Le sacre de Napoléon
Le Louvre, Paris
Giotto (di Bondone) (c. 1266-1337)
Very few paintings will make one cry. This is one of them.
Just look at those angels.

Les lamentations
Cappella degli Scrovegni, Padua, Veneto, Italy
Hals, Frans (c. 1582-1666)
Frans Hals painted several group portraits like the one below but I like this one particularly because of its mischievousness. Why, in the world, these régentes allowed themselves to be represented the way they were will remain a mystery.

Portrait de groupe des régentes de l'hospice de vieillards
Frans Hals Museum, Haarlem, Netherlands
Lemieux, Jean-Paul (1905-1980)
I remember, years ago, being, I wouldn't say moved but agreeably surprised when I first saw a Jean-Paul Lemieux painting. It was his famous Orphelines. I found it charming as all his works I had the privilege to see afterward (most of his paintings are in private collections) but I wouldn't say that he has become one my top favorite painters. So, you may ask, why is he mentioned in this essay. - Because of this painting. A portrait of our dear departed Cardinal Paul-Émile Léger in his cardinal's purple regalia.

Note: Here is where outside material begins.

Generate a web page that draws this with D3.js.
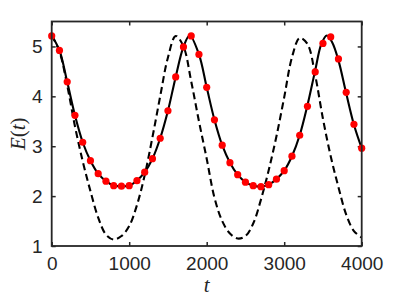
<!DOCTYPE html>
<html>
<head>
<meta charset="utf-8">
<script src="https://cdn.jsdelivr.net/npm/d3@7"></script>
<style>
  body { margin: 0; background: #fff; }
  .axisText { font-family: "Liberation Serif", "Times New Roman", serif; font-size: 21px; fill: #262626; }
</style>
</head>
<body>
<script>
// Data
// red dots, one every 100 in t
var dotT = d3.range(0, 4001, 100);
var dotE = [5.21, 4.92, 4.29, 3.62, 3.08, 2.71, 2.45, 2.30, 2.21, 2.20,
            2.21, 2.31, 2.48, 2.75, 3.16, 3.71, 4.39, 4.99, 5.21, 4.84,
            4.18, 3.53, 3.02, 2.67, 2.43, 2.28, 2.21, 2.19, 2.23, 2.34,
            2.51, 2.80, 3.22, 3.80, 4.49, 5.06, 5.19, 4.75, 4.08, 3.44,
            2.96];

// solid line
var solidT = [0, 100, 200, 300, 400, 500, 600, 700, 800, 900,
              1000, 1100, 1200, 1300, 1400, 1500, 1600, 1700, 1780, 1900,
              2000, 2100, 2200, 2300, 2400, 2500, 2600, 2700, 2800, 2900,
              3000, 3100, 3200, 3300, 3400, 3480, 3550, 3620, 3700, 3800,
              3900, 4000];
var solidE = [5.22, 4.92, 4.29, 3.62, 3.08, 2.71, 2.45, 2.30, 2.21, 2.20,
              2.21, 2.31, 2.48, 2.75, 3.16, 3.71, 4.39, 4.99, 5.22, 4.84,
              4.18, 3.53, 3.02, 2.67, 2.43, 2.28, 2.21, 2.19, 2.23, 2.34,
              2.51, 2.80, 3.22, 3.82, 4.52, 5.05, 5.22, 5.08, 4.72, 4.06,
              3.43, 2.96];

// dashed line
var dashT = d3.range(0, 4001, 100);
var dashE = [5.22, 4.90, 4.22, 3.40, 2.70, 2.10, 1.57, 1.23, 1.13, 1.20,
             1.40, 1.82, 2.42, 3.18, 4.00, 4.78, 5.21, 5.00, 4.30, 3.50,
             2.75, 1.97, 1.50, 1.25, 1.15, 1.20, 1.45, 1.93, 2.52, 3.20,
             3.98, 4.78, 5.17, 5.05, 4.42, 3.55, 2.80, 2.18, 1.63, 1.30,
             1.17];

var xTicks = [0, 1000, 2000, 3000, 4000];
var yTicks = [1, 2, 3, 4, 5];

// SVG area
var svgWidth = 399;
var svgHeight = 299;

var chartMargin = { top: 21.5, right: 37.3, bottom: 53, left: 51.7 };

var chartWidth = svgWidth - chartMargin.left - chartMargin.right;
var chartHeight = svgHeight - chartMargin.top - chartMargin.bottom;

var svg = d3.select("body")
  .append("svg")
  .attr("width", svgWidth)
  .attr("height", svgHeight)
  .style("background", "#fff");

var chartGroup = svg.append("g")
  .attr("transform", `translate(${chartMargin.left}, ${chartMargin.top})`);

// scales
var xLinearScale = d3.scaleLinear().domain([0, 4000]).range([0, chartWidth]);
var yLinearScale = d3.scaleLinear().domain([1, 5.5]).range([chartHeight, 0]);

// axes, ticks pointing inward like matlab
var bottomAxis = d3.axisBottom(xLinearScale).tickValues(xTicks).tickFormat(d3.format("d"))
  .tickSizeInner(-4).tickSizeOuter(0).tickPadding(11);
var leftAxis = d3.axisLeft(yLinearScale).tickValues(yTicks).tickFormat(d3.format("d"))
  .tickSizeInner(-4).tickSizeOuter(0).tickPadding(9);
var topAxis = d3.axisTop(xLinearScale).tickValues(xTicks).tickSizeInner(-4).tickSizeOuter(0).tickFormat("");
var rightAxis = d3.axisRight(yLinearScale).tickValues(yTicks).tickSizeInner(-4).tickSizeOuter(0).tickFormat("");

chartGroup.append("g").attr("transform", `translate(0, ${chartHeight})`).call(bottomAxis);
chartGroup.append("g").call(leftAxis);
chartGroup.append("g").call(topAxis);
chartGroup.append("g").attr("transform", `translate(${chartWidth}, 0)`).call(rightAxis);

chartGroup.selectAll(".domain").remove();
chartGroup.selectAll(".tick line").attr("stroke", "#262626").attr("stroke-width", 1.5);
chartGroup.selectAll(".tick text")
  .style("font-family", "'Liberation Sans', Arial, sans-serif")
  .style("font-size", "19px")
  .style("fill", "#262626");

// lines
var makeLine = d3.line()
  .x(function(d) { return xLinearScale(d[0]); })
  .y(function(d) { return yLinearScale(d[1]); })
  .curve(d3.curveCatmullRom.alpha(0.5));

chartGroup.append("path")
  .datum(dashT.map(function(t, i) { return [t, dashE[i]]; }))
  .attr("d", makeLine)
  .attr("fill", "none")
  .attr("stroke", "#000")
  .attr("stroke-width", 2.1)
  .attr("stroke-dasharray", "7,4");

chartGroup.append("path")
  .datum(solidT.map(function(t, i) { return [t, solidE[i]]; }))
  .attr("d", makeLine)
  .attr("fill", "none")
  .attr("stroke", "#000")
  .attr("stroke-width", 2.1);

// red dots
chartGroup.selectAll("circle")
  .data(dotT.map(function(t, i) { return [t, dotE[i]]; }))
  .enter()
  .append("circle")
  .attr("cx", function(d) { return xLinearScale(d[0]); })
  .attr("cy", function(d) { return yLinearScale(d[1]); })
  .attr("r", 3.6)
  .attr("fill", "#ff0000");

// box
chartGroup.append("rect")
  .attr("width", chartWidth)
  .attr("height", chartHeight)
  .attr("fill", "none")
  .attr("stroke", "#262626")
  .attr("stroke-width", 1.8);

// axis labels
chartGroup.append("text")
  .attr("class", "axisText")
  .attr("x", chartWidth / 2)
  .attr("y", chartHeight + 46)
  .attr("text-anchor", "middle")
  .style("font-style", "italic")
  .text("t");

var yLabel = chartGroup.append("text")
  .attr("class", "axisText")
  .attr("transform", `translate(-27, ${chartHeight / 2}) rotate(-90)`)
  .attr("text-anchor", "middle");
yLabel.append("tspan").style("font-style", "italic").text("E");
yLabel.append("tspan").text("(");
yLabel.append("tspan").style("font-style", "italic").text("t");
yLabel.append("tspan").text(")");
</script>
</body>
</html>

Take a close look at that haughty attitude. Tell me it was painted without any malice. - Funny bit is that, before that painting went into the Canadian National Gallery collection (Ottawa), it used to belong to the cardinal's brother. - If you had a painting like this of your brother, would you honestly give it away so it could be seen by thousands of people ?

Sorry : no enlargment
Le cardinal Léger
National Gallery, Ottawa
Pollock, Jackson (1912-1956)
Jackson Pollock remains my favorite painter. Make that one, of my two favorite, the other one being Vermeer. I can sit for hours looking into his worlds without center. Two of his posters decorate my apartment and I find it odd, at times, that people find them - shall we say... shocking ? - Hey : this guy painted this
cose to than seventy years ago.

Number 28
The Metropolitan Museum of Art, New York
Seurat, Georges (1859-1891)
There is very little I can say about this Dimanche après-midi à l'île de la Grande Jatte except that I'd like to see it beyond the glass cage it is enclosed at the Art Institute of Chicago where, when you look at it, you see a reflection of yourself. Up close, one can appreciate what Georges Seurat wanted to do and, from afar, the overall concept (two large areas of shadow and light, with the same color intensity) makes it one hell of a piece of art. Too bad one can't step in like one steps into a Jackson Pollock's painting.

Dimanche après-midi à l'île de la Grande Jatte
Chicago Art Institute, Chicago
Toulouse-Lautrec, Henri de (1864-1901)
I did not know the existence of this picture until some years ago when I visited the Szépművészeti Múzeum (The Budapest Museum of Fine Arts) and happened to stumble upon it. - Surrounded by Corot's, Courbet's, Manet's, Monet's, Pissaro's, Renoir's and a large collection of sculptures by Rodin. - Going out of the museum, I noticed a copy for sale. Same size, same color, same every thing. Something outlawed everywhere but I was in Budapest, an ex-communist country where no one paid attention to these things. Bought it and had it framed. Looks like an original and who wouldn't want an original Lautrec in his house ?

Ces dames au réfectoire
Szépművészeti Múzeum, Budapest, Hongary
Van Eyck, Jan (c.1390-1441)
I like the sort of paintings for their cleverness. Look at the mirror on the wall behind this couple.

Les Époux Arnolfini
National Gallery, London
P.-S. : Click HERE
to see what's in the mirror.
Vermeer, Johannes (1632-1675)
He, alphabetically, of course, had to come last, being one of my all-time favorite painter.Went to every museum I could to see his works : Amsterdam, Paris, New York, London, Vienna... Several times to the Mauritshuis Museum (Gemeentemuseum) in Den Haag, to see his masterpiece, View of Delft, which is a sizable work (96.5 x 115.7 cm) depicting, not the city of Delft but a moment of Delft. It has been described at length by several authors, notably Proust, but, if some paintings can be appreciated through reproduction or even by examining close-up photos on the WEB, View of Delft has to seen face to face for three reasons : a) its colors, b) the blur-to-precise unbelievable and so unique technique and - well, ok, I'm fascinated by time - the moment captured by Vermeer, like peeking into a remote past but so alive.